#### SUPPLIED DATA

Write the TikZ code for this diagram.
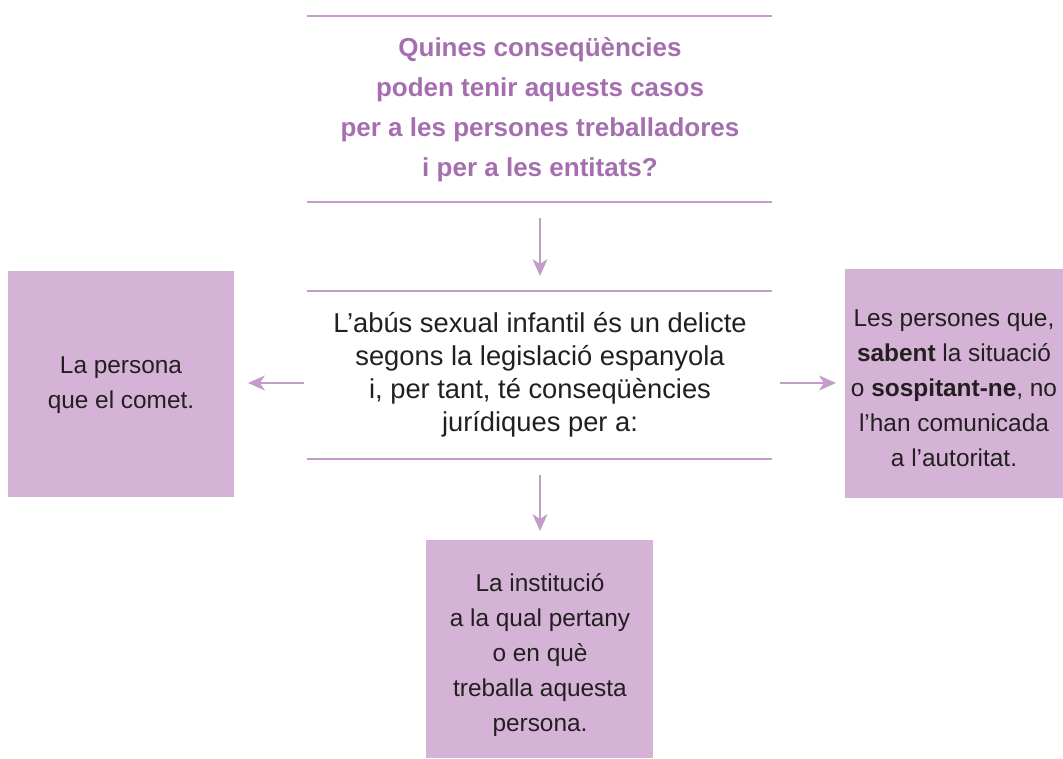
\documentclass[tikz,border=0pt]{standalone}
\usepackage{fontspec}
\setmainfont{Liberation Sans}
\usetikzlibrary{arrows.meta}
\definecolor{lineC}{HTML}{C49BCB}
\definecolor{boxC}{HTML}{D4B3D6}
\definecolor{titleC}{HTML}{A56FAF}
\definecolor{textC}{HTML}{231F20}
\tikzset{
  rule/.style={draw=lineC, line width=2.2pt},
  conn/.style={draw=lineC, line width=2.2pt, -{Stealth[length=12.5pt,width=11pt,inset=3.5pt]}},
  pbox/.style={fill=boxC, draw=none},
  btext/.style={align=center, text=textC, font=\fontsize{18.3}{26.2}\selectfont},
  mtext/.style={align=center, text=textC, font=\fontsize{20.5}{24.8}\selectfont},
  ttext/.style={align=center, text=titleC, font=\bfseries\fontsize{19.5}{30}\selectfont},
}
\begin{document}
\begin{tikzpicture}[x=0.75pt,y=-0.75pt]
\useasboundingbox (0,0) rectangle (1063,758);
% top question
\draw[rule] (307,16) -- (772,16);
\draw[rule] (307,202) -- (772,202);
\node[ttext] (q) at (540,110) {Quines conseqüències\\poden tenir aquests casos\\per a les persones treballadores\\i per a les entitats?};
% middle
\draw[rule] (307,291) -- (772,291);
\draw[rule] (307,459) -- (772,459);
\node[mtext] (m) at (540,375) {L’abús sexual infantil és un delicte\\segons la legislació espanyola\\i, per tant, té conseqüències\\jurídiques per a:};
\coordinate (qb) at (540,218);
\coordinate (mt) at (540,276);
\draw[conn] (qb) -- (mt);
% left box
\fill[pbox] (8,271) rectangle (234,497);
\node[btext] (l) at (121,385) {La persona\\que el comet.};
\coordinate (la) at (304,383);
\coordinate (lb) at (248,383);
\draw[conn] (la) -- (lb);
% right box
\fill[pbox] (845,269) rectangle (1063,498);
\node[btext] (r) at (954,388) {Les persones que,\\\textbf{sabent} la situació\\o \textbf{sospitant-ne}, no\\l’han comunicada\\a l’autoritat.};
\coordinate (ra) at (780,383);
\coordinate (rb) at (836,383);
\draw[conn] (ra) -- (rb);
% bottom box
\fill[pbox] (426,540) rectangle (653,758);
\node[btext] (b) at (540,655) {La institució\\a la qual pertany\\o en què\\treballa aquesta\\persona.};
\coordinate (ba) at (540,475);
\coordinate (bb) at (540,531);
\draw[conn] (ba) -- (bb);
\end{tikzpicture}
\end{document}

########

WRITTEN REQUEST: Write out the data precisely as given, excluding the pictures.

ANSWER FOR THE TASK:
Write the TikZ code for this diagram.
\documentclass[tikz,border=0pt]{standalone}
\usepackage{fontspec}
\setmainfont{Liberation Sans}
\usetikzlibrary{arrows.meta}
\definecolor{lineC}{HTML}{C49BCB}
\definecolor{boxC}{HTML}{D4B3D6}
\definecolor{titleC}{HTML}{A56FAF}
\definecolor{textC}{HTML}{231F20}
\tikzset{
  rule/.style={draw=lineC, line width=2.2pt},
  conn/.style={draw=lineC, line width=2.2pt, -{Stealth[length=12.5pt,width=11pt,inset=3.5pt]}},
  pbox/.style={fill=boxC, draw=none},
  btext/.style={align=center, text=textC, font=\fontsize{18.3}{26.2}\selectfont},
  mtext/.style={align=center, text=textC, font=\fontsize{20.5}{24.8}\selectfont},
  ttext/.style={align=center, text=titleC, font=\bfseries\fontsize{19.5}{30}\selectfont},
}
\begin{document}
\begin{tikzpicture}[x=0.75pt,y=-0.75pt]
\useasboundingbox (0,0) rectangle (1063,758);
% top question
\draw[rule] (307,16) -- (772,16);
\draw[rule] (307,202) -- (772,202);
\node[ttext] (q) at (540,110) {Quines conseqüències\\poden tenir aquests casos\\per a les persones treballadores\\i per a les entitats?};
% middle
\draw[rule] (307,291) -- (772,291);
\draw[rule] (307,459) -- (772,459);
\node[mtext] (m) at (540,375) {L’abús sexual infantil és un delicte\\segons la legislació espanyola\\i, per tant, té conseqüències\\jurídiques per a:};
\coordinate (qb) at (540,218);
\coordinate (mt) at (540,276);
\draw[conn] (qb) -- (mt);
% left box
\fill[pbox] (8,271) rectangle (234,497);
\node[btext] (l) at (121,385) {La persona\\que el comet.};
\coordinate (la) at (304,383);
\coordinate (lb) at (248,383);
\draw[conn] (la) -- (lb);
% right box
\fill[pbox] (845,269) rectangle (1063,498);
\node[btext] (r) at (954,388) {Les persones que,\\\textbf{sabent} la situació\\o \textbf{sospitant-ne}, no\\l’han comunicada\\a l’autoritat.};
\coordinate (ra) at (780,383);
\coordinate (rb) at (836,383);
\draw[conn] (ra) -- (rb);
% bottom box
\fill[pbox] (426,540) rectangle (653,758);
\node[btext] (b) at (540,655) {La institució\\a la qual pertany\\o en què\\treballa aquesta\\persona.};
\coordinate (ba) at (540,475);
\coordinate (bb) at (540,531);
\draw[conn] (ba) -- (bb);
\end{tikzpicture}
\end{document}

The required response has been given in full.